没错,那个孩子就是我的大爷。出生的很平常,白天没有乌云蔽日飞沙走石,夜晚没有星月无光鬼哭狼嚎。就这样没有自带一点的主角光环的低调登场。
大爷出生时是在家里的,一座外面蓝砖里面土坯的老房子,屋里的的砖炕就是接生的产房。毕竟那会的经济条件不足以支持乡下的村民去县里的医院待产。一个平常只看些头疼闹热的村医,在当时就是全村人的健康保障。当然此刻的妇产医生也是她,医生是嫁来我们村子的,家里以前是开中药铺子的,也坐堂看病。从小耳濡目染下倒也懂些药性病理。长时间的积累下医术也算高明。村里谁家添孩子了也是把人叫到跟前,求个大小平安。
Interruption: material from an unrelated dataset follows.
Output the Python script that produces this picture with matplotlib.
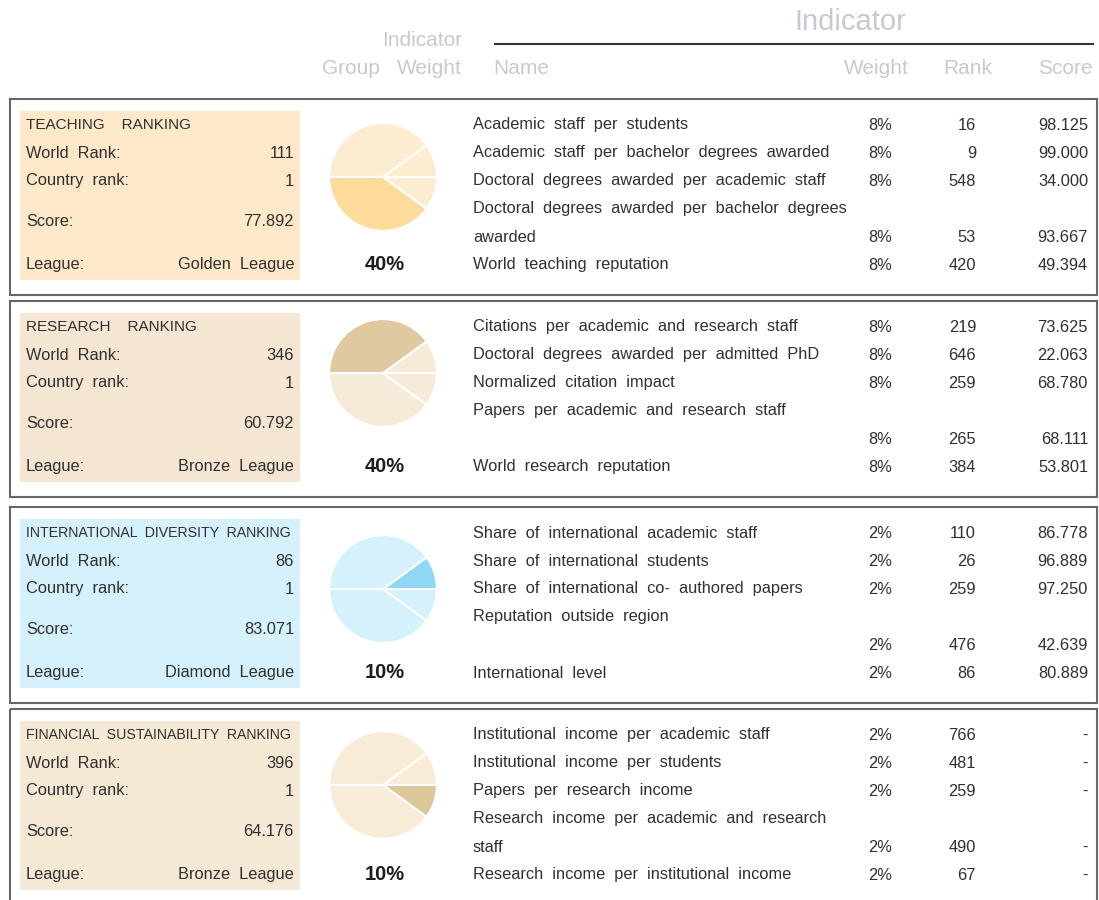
import matplotlib.pyplot as plt
from matplotlib.patches import Rectangle

plt.rcParams['font.family'] = ['Liberation Sans', 'DejaVu Sans']

# ranking groups (left panels + pie)
group_names = ['TEACHING    RANKING', 'RESEARCH    RANKING',
               'INTERNATIONAL  DIVERSITY  RANKING', 'FINANCIAL  SUSTAINABILITY  RANKING']
world_rank = [111, 346, 86, 396]
country_rank = [1, 1, 1, 1]
group_score = ['77.892', '60.792', '83.071', '64.176']
league = ['Golden  League', 'Bronze  League', 'Diamond  League', 'Bronze  League']
group_weight = [40, 40, 10, 10]
# pie slice order, counter-clockwise from 3 o'clock
pie_order = [2, 1, 0, 3]

# indicators per group ('\n' marks the wrapped names)
indicator_names = [
    ['Academic  staff  per  students',
     'Academic  staff  per  bachelor  degrees  awarded',
     'Doctoral  degrees  awarded  per  academic  staff',
     'Doctoral  degrees  awarded  per  bachelor  degrees\nawarded',
     'World  teaching  reputation'],
    ['Citations  per  academic  and  research  staff',
     'Doctoral  degrees  awarded  per  admitted  PhD',
     'Normalized  citation  impact',
     'Papers  per  academic  and  research  staff\n',
     'World  research  reputation'],
    ['Share  of  international  academic  staff',
     'Share  of  international  students',
     'Share  of  international  co-  authored  papers',
     'Reputation  outside  region\n',
     'International  level'],
    ['Institutional  income  per  academic  staff',
     'Institutional  income  per  students',
     'Papers  per  research  income',
     'Research  income  per  academic  and  research\nstaff',
     'Research  income  per  institutional  income'],
]
indicator_weight = [[8, 8, 8, 8, 8], [8, 8, 8, 8, 8], [2, 2, 2, 2, 2], [2, 2, 2, 2, 2]]
indicator_rank = [[16, 9, 548, 53, 420], [219, 646, 259, 265, 384],
                  [110, 26, 259, 476, 86], [766, 481, 259, 490, 67]]
indicator_score = [['98.125', '99.000', '34.000', '93.667', '49.394'],
                   ['73.625', '22.063', '68.780', '68.111', '53.801'],
                   ['86.778', '96.889', '97.250', '42.639', '80.889'],
                   ['-', '-', '-', '-', '-']]

panel_colors = ['#fde9c9', '#f4e6d2', '#d4f1fc', '#f5e8d5']
pie_light = ['#fdedd0', '#f6ebd9', '#d5f1fb', '#f8ecd8']
pie_dark = ['#fddb9b', '#dfc9a0', '#8fd7f4', '#dcc799']
title_fs = [11.0, 11.0, 10.2, 10.2]

W, H = 1099, 900
fig = plt.figure(figsize=(W / 100, H / 100), dpi=100)
ax = fig.add_axes([0, 0, 1, 1])
ax.set_xlim(0, W)
ax.set_ylim(H, 0)
ax.axis('off')

txt = '#303030'
head = '#c5cad2'
fs = 11.8

# header
ax.text(850, 22, 'Indicator', fontsize=21, color=head, ha='center', va='center')
ax.plot([495, 1093], [44, 44], color='#333333', lw=1.5)
ax.text(462, 40, 'Indicator', fontsize=15, color=head, ha='right', va='center')
ax.text(322, 68, 'Group', fontsize=15, color=head, ha='left', va='center')
ax.text(462, 68, 'Weight', fontsize=15, color=head, ha='right', va='center')
ax.text(493, 68, 'Name', fontsize=15, color=head, ha='left', va='center')
ax.text(909, 68, 'Weight', fontsize=15, color=head, ha='right', va='center')
ax.text(992, 68, 'Rank', fontsize=15, color=head, ha='right', va='center')
ax.text(1093, 68, 'Score', fontsize=15, color=head, ha='right', va='center')

box_tops = [99, 301, 507, 709]
box_h = 196
pie_dy = [52, 46, 56, 50]
left_dy = [0, 28, 56, 97, 140]

for g in range(4):
    top = box_tops[g]
    y0 = top + 26
    ax.add_patch(Rectangle((10, top), 1087, box_h, fill=False, ec='#666666', lw=1.5))
    ax.add_patch(Rectangle((20, top + 12), 280, 169, fc=panel_colors[g], ec='none'))

    # left panel
    ax.text(26, y0, group_names[g], fontsize=title_fs[g], color=txt, va='center')
    labels = ['World  Rank:', 'Country  rank:', 'Score:', 'League:']
    values = [str(world_rank[g]), str(country_rank[g]), group_score[g], league[g]]
    for lab, val, dy in zip(labels, values, left_dy[1:]):
        ax.text(26, y0 + dy, lab, fontsize=fs, color=txt, va='center')
        ax.text(294, y0 + dy, val, fontsize=fs, color=txt, va='center', ha='right')

    # group weight pie
    cx, cy, r = 383, y0 + pie_dy[g], 55
    pax = fig.add_axes([(cx - r) / W, 1 - (cy + r) / H, 2 * r / W, 2 * r / H])
    vals = [group_weight[i] for i in pie_order]
    cols = [pie_dark[g] if i == g else pie_light[g] for i in pie_order]
    pax.pie(vals, colors=cols, startangle=0, counterclock=True,
            wedgeprops=dict(edgecolor='white', linewidth=1.5))
    pax.set_xlim(-1.02, 1.02)
    pax.set_ylim(-1.02, 1.02)
    ax.text(385, y0 + 140, f'{group_weight[g]}%', fontsize=14.5, fontweight='bold',
            color='#1e1e1e', ha='center', va='center')

    # indicator rows
    row_y = [y0, y0 + 28, y0 + 56, y0 + 112, y0 + 140]
    for k in range(5):
        lines = indicator_names[g][k].split('\n')
        yy = row_y[k]
        if len(lines) > 1:
            ax.text(473, y0 + 84, lines[0], fontsize=fs, color=txt, va='center')
            if lines[1]:
                ax.text(473, yy, lines[1], fontsize=fs, color=txt, va='center')
        else:
            ax.text(473, yy, lines[0], fontsize=fs, color=txt, va='center')
        ax.text(880, yy, f'{indicator_weight[g][k]}%', fontsize=fs, color=txt,
                va='center', ha='center')
        ax.text(976, yy, str(indicator_rank[g][k]), fontsize=fs, color=txt,
                va='center', ha='right')
        ax.text(1088, yy, indicator_score[g][k], fontsize=fs, color=txt,
                va='center', ha='right')

fig.savefig('out.png', dpi=100, facecolor='white')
天地没有异象,可我爷爷的异象可不想,可能每个将要初为人父的内心都是焦躁不安的。此刻我的爷爷就是如此,脚步不停挠头搓手,惊得院里的母鸡乱飞,门口的黄狗狂叫不止。暴怒下拿起墙角的碎砖头把老狗赶得老远。
一声婴啼仿佛就是对我爷的定身咒,那一瞬间就震得我爷表情呆滞了。反应过来后就是傻笑伴随着一声高呼:“老子当爹了!”平常的家庭平常的庆祝方式,就连表达喜悦的方式都一样。那个年代毕竟重男轻女的想法还是普遍的,当知道家里添下男丁后继有人时,全家人的内心都是欢喜的。生男生女决定着以后的家庭地位,思想开放的差距还没那么明显,思想保守老旧的,月子婆家人都没人伺候,全靠娘家人照顾。而这在今天简直难以想象,娶个媳妇谁不当祖宗供着。不管男女都是功臣。
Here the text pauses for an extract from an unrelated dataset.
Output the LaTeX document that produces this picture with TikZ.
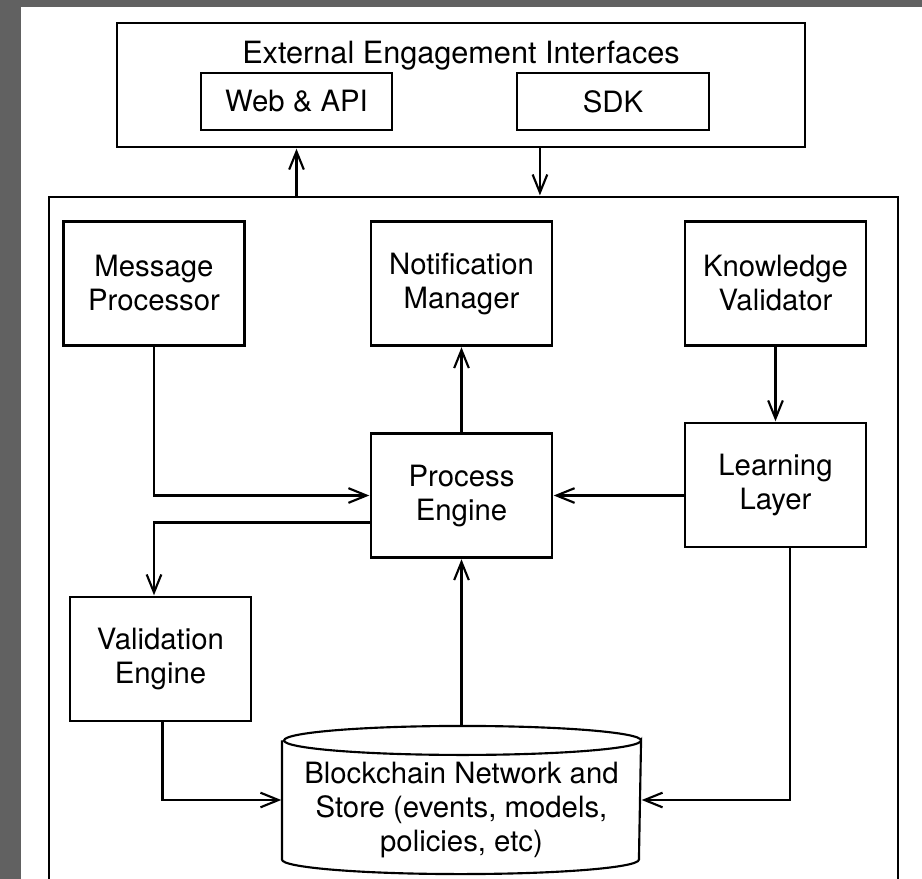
\documentclass[tikz,border=0pt]{standalone}
\usepackage{fontspec}
\setmainfont{TeX Gyre Heros}
\usetikzlibrary{arrows.meta}
\definecolor{sidegray}{RGB}{97,97,97}

\begin{document}
\begin{tikzpicture}[x=0.75pt,y=-0.75pt,>={Straight Barb[length=13.5pt,width=11pt]},
                    line width=1.6pt, font=\fontsize{22}{25.5}\selectfont]
  \tikzstyle{block}=[draw=black,fill=white,align=center,minimum width=135.75pt,
                     minimum height=93pt,inner sep=2pt]
  \tikzstyle{frame}=[draw=black,inner sep=0pt]
  \tikzstyle{flow}=[->,shorten >=0.5pt]

  \useasboundingbox (0,0) rectangle (922,879);
  \clip (0,0) rectangle (922,879);
  \fill[sidegray] (0,0) rectangle (922,879);
  \fill[white] (21,7) rectangle (922,879);

  % outer frames
  \node[frame,minimum width=516pt,minimum height=93pt] (ext) at (461,85) {};
  \node[anchor=base,font=\fontsize{23}{26}\selectfont] (title) at (461,63) {External Engagement Interfaces};
  \node[frame,minimum width=143.25pt,minimum height=42.75pt] (web) at (296.5,101.5) {Web \& API};
  \node[frame,minimum width=144pt,minimum height=42.75pt] (sdk) at (613,101.5) {SDK};
  \node[frame,minimum width=636.75pt,minimum height=600pt,anchor=north] (core) at (473.5,196) {};

  \node[block] (mp) at (154,283.5)   {Message\\Processor};
  \node[block] (nm) at (461.5,283.5) {Notification\\Manager};
  \node[block] (kv) at (775.5,283.5) {Knowledge\\Validator};
  \node[block] (pe) at (461.5,495.5) {Process\\Engine};
  \node[block] (ll) at (775.5,485)   {Learning\\Layer};
  \node[block] (ve) at (160.5,659)   {Validation\\Engine};
  \node[minimum width=267.75pt,minimum height=109.5pt,inner sep=0pt] (store) at (461.5,800) {};
  \node[align=center] (storetext) at ([yshift=-7.5pt]store.center)
       {Blockchain Network and\\Store (events, models,\\policies, etc)};

  % cylinder outline of the store
  \draw ([yshift=-10.875pt]store.north west) -- ([yshift=10.875pt]store.south west)
        arc[start angle=180,end angle=0,x radius=178.5,y radius=14.5]
        -- ([yshift=-10.875pt]store.north east)
        arc[start angle=0,end angle=360,x radius=178.5,y radius=14.5];

  \draw[flow] (mp.south) |- (pe.west);
  \draw[flow] (pe.north) -- (nm.south);
  \draw[flow] (kv.south) -- (ll.north);
  \draw[flow] (ll.west |- pe.east) -- (pe.east);
  \draw[flow] (store.north) -- (pe.south);
  \draw[flow] ([yshift=-20.25pt]pe.west) -| (mp.south |- ve.north);
  \draw[flow] ([xshift=1.5pt]ve.south) |- (store.west);
  \draw[flow] ([xshift=11pt]ll.south) |- (store.east);

  % links to the outside
  \coordinate (up) at (web.south);
  \coordinate (down) at ([xshift=18pt]sdk.west);
  \draw[flow] (core.north -| up) -- (ext.south -| up);
  \draw[flow] (ext.south -| down) -- (core.north -| down);
\end{tikzpicture}
\end{document}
按当地的风俗男孩出生十一天是要摆宴置席招待亲戚朋友的。当时不兴月子钱,大部分没有那个经济基础,有那个能力的也是随大流守这个规矩,一包散装红糖十几个土鸡蛋就是参加宴席的份子。席面也简单都是乡下平常的菜式,不常见的就是唯一的两道荤菜了。宴席过后就是由家里辈分最高的人抱着孩子坐在主屋中间,让来的亲戚朋友们品头论足一番。大家也就可着吉祥话说,什么天庭饱满地阁方圆将来能成才有福气,孩子口宽鼻阔双眼有精光之类的,哪怕孩子那会闭着眼睛睡的正香,就是为了讨人家一个高兴。去哪也是走这么个过场。
中间的成长略过不表,乡下的孩子成长的自由无拘束,没事玩闹打笑,下水上树,捉鱼掏鸟蛋。盖上学时上学,农忙时帮忙干些力所能及的。就这样每天重复着相同的也不觉枯燥。直到大爷高中快毕业,一次同学结伴的小冒险,属于他的命运才显示出方向,而缘分也就此开始,是幸运还是还是苦难,不经历过程感悟其中谁又能说的清呢。。